In short, these are mostly environment-focused dystopias, but like all great science fiction writers, Paolo Bacigalupi is more concerned with the human impact of the scientific changes (be they sociological, environmental, political,...) he uses as starting points for his stories than with the hard science behind them. The end result is an incredibly strong but quite dark collection of short science fiction stories spanning the author's career. It's also interesting that, because the stories are arranged in the order in which they were published, you can actually see Paolo Bacigalupi become a better writer from story to story.
In the first two stories, "Pocketful of Dharma" and "The Fluted Girl", his style is still a bit hesitant and uneven, but that's easily balanced by the stories' concepts and surprise twists, which completely took me by surprise. Especially "The Fluted Girl" has a huge "reveal" that absolutely floored me.
In "The People of Sand and Slag", the Earth is ruined and humans have become indestructible, genetically engineered monsters.

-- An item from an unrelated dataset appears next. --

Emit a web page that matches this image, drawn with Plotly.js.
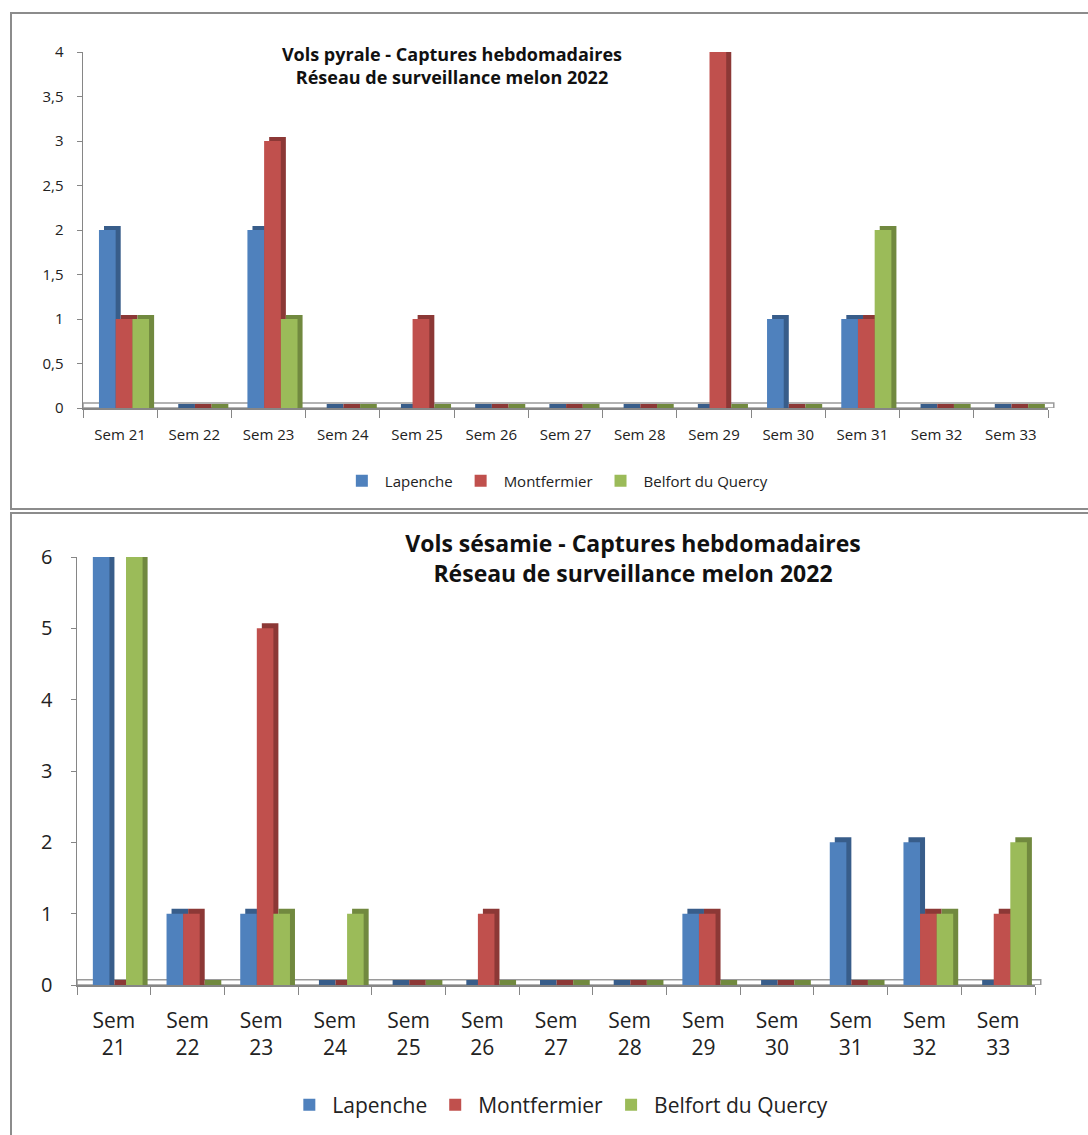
<!DOCTYPE html>
<html><head><meta charset="utf-8">
<script src="https://cdn.plot.ly/plotly-3.0.1.min.js"></script>
<style>
html,body{margin:0;padding:0;background:#fff;width:1088px;height:1135px;overflow:hidden;}
#c1{position:absolute;left:10px;top:12px;width:1078px;height:498px;border:2px solid #8c8c8c;border-right:none;box-sizing:border-box;}
#c2{position:absolute;left:10px;top:512px;width:1078px;height:623px;border-top:2px solid #8c8c8c;border-left:2px solid #8c8c8c;box-sizing:border-box;}
</style></head><body>
<div id="c1"></div><div id="c2"></div>
<script>
const weeks = ["Sem 21","Sem 22","Sem 23","Sem 24","Sem 25","Sem 26","Sem 27","Sem 28","Sem 29","Sem 30","Sem 31","Sem 32","Sem 33"];
const seriesNames = ["Lapenche","Montfermier","Belfort du Quercy"];
// Vols pyrale
const pyraleLapenche    = [2,0,2,0,0,0,0,0,0,1,1,0,0];
const pyraleMontfermier = [1,0,3,0,1,0,0,0,4,0,1,0,0];
const pyraleBelfort     = [1,0,1,0,0,0,0,0,0,0,2,0,0];
// Vols sésamie
const sesamieLapenche    = [6,1,1,0,0,0,0,0,1,0,2,2,0];
const sesamieMontfermier = [0,1,5,0,0,1,0,0,1,0,0,1,1];
const sesamieBelfort     = [6,0,1,1,0,0,0,0,0,0,0,1,2];

const front = ["#4F81BD","#C0504D","#9BBB59"];
const side  = ["#385D8A","#8C3836","#71893F"];
const offsets = [-0.285,-0.06,0.165];
const bw = 0.225;
const FONT = "Open Sans, Liberation Sans, sans-serif";

function buildTraces(series, depth, dx){
  const tr = [];
  series.forEach((vals,i)=>{
    tr.push({type:'bar',x:weeks,y:vals.map(v=>v+depth),base:0,offset:offsets[i]+dx,width:bw,
      marker:{color:side[i],line:{width:0}},showlegend:false,hoverinfo:'skip',cliponaxis:false});
  });
  series.forEach((vals,i)=>{
    tr.push({type:'bar',x:weeks,y:vals,name:seriesNames[i],offset:offsets[i],width:bw,
      marker:{color:front[i],line:{width:0}},hoverinfo:'skip',cliponaxis:false});
  });
  return tr;
}

// Top chart
const layout1 = {
  width:1076,height:494,paper_bgcolor:'rgba(0,0,0,0)',plot_bgcolor:'rgba(0,0,0,0)',
  margin:{l:71,r:40,t:38,b:100},
  separators:', ',
  barmode:'overlay',
  font:{family:FONT,color:'#222'},
  title:{text:'<b>Vols pyrale - Captures hebdomadaires<br>Réseau de surveillance melon 2022</b>',
    x:440/1076,xanchor:'center',xref:'container',y:1-47/494,yanchor:'middle',yref:'container',
    font:{size:18,family:FONT,color:'#111'}},
  xaxis:{type:'category',tickson:'boundaries',ticks:'outside',ticklen:8,tickcolor:'#868686',
    showline:true,linecolor:'#868686',linewidth:1.5,showgrid:false,tickfont:{size:15},ticklabelstandoff:12,fixedrange:true},
  yaxis:{range:[0,4],dtick:0.5,tickformat:'.1~f',ticks:'outside',ticklen:5,tickcolor:'#868686',
    showline:true,linecolor:'#868686',linewidth:1.5,showgrid:false,zeroline:false,tickfont:{size:15},ticklabelstandoff:10},
  legend:{orientation:'h',x:0.49,xanchor:'center',xref:'paper',y:1-467/494,yanchor:'middle',yref:'container',font:{size:15},traceorder:'normal',itemwidth:36},
  shapes:[{type:'rect',xref:'paper',yref:'y',x0:0,x1:1.006,y0:0,y1:0.055,line:{color:'#9a9a9a',width:1.5},fillcolor:'rgba(255,255,255,0)',layer:'below'}]
};
Plotly.newPlot('c1',buildTraces([pyraleLapenche,pyraleMontfermier,pyraleBelfort],0.045,0.068),layout1,{staticPlot:true});

// Bottom chart
const layout2 = {
  width:1076,height:621,paper_bgcolor:'rgba(0,0,0,0)',plot_bgcolor:'rgba(0,0,0,0)',
  margin:{l:65,r:53,t:43,b:150},
  separators:', ',
  barmode:'overlay',
  font:{family:FONT,color:'#222'},
  title:{text:'<b>Vols sésamie - Captures hebdomadaires<br>Réseau de surveillance melon 2022</b>',
    x:621/1076,xanchor:'center',xref:'container',y:1-38/621,yanchor:'middle',yref:'container',
    font:{size:23,family:FONT,color:'#111'}},
  xaxis:{type:'category',tickson:'boundaries',ticks:'outside',ticklen:8,tickcolor:'#868686',
    showline:true,linecolor:'#868686',linewidth:1.5,showgrid:false,tickfont:{size:21},ticklabelstandoff:16,
    tickvals:weeks,ticktext:weeks.map(w=>w.replace(' ','<br>')),fixedrange:true},
  yaxis:{range:[0,6],dtick:1,ticks:'outside',ticklen:5,tickcolor:'#868686',
    showline:true,linecolor:'#868686',linewidth:1.5,showgrid:false,zeroline:false,tickfont:{size:20},ticklabelstandoff:14},
  legend:{orientation:'h',x:0.504,xanchor:'center',xref:'paper',y:1-591/621,yanchor:'middle',yref:'container',font:{size:21},traceorder:'normal',itemwidth:36},
  shapes:[{type:'rect',xref:'paper',yref:'y',x0:0,x1:1.006,y0:0,y1:0.075,line:{color:'#9a9a9a',width:1.5},fillcolor:'rgba(255,255,255,0)',layer:'below'}]
};
Plotly.newPlot('c2',buildTraces([sesamieLapenche,sesamieMontfermier,sesamieBelfort],0.07,0.068),layout2,{staticPlot:true});
</script>
</body></html>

The story describes the reaction of a group of security guards when they find an actual living creature -- a dog, no less. This is science fiction with such a powerful psychological wallop that it has the same impact as horror.
"The Pasho" compares the power of knowledge to the power of physical strength, as it describes the return of a young man to his desert tribe. The man, now a "pasho" dedicated to preserving knowledge, quickly discovers he has become a stranger in his former home. This story, together with a few others in this collection, has a sufficiently interesting setting that it would be wonderful to see it developed into a full-length work in the future.
Not coincidentally, two of the stories in this collection ("The Calorie Man" and "Yellow Card Man"), were actually the starting point for Paolo Bacigalupi's celebrated debut novel The Windup Girl. They're set in the same fictional universe, and one of them can actually be read as the start of the story arc of one of its characters. Both are excellent and highly recommended to readers who enjoyed The Windup Girl.
Between those two stories, you'll find "The Tamarisk Hunter", a frighteningly realistic look at a near-future Colorado in the grip of a long-term draught, and "Pop Squad", which is easily the best story in the collection and one of the most memorable SF stories I've ever read. It's so tightly written, with such a horrid opening and such a stunning climax, that it affected me almost physically. Looking around on Bacigalupi's blog, I discovered that he used mannerisms from his own son to describe the children in the story, which adds a whole new layer of psychological horror to the story. Simply unforgettable.
The collection closes out strongly with "Softer", a terrifying look into the strangely calm mind of a murderer, and "Pump Six", about a devolved future version of humanity that has forgotten how to manage even their most basic necessities.
Pump Six and Other Stories is a stunningly good collection of short fiction by an author who's fast on his way to becoming one of the premier names in SF. Highly recommended.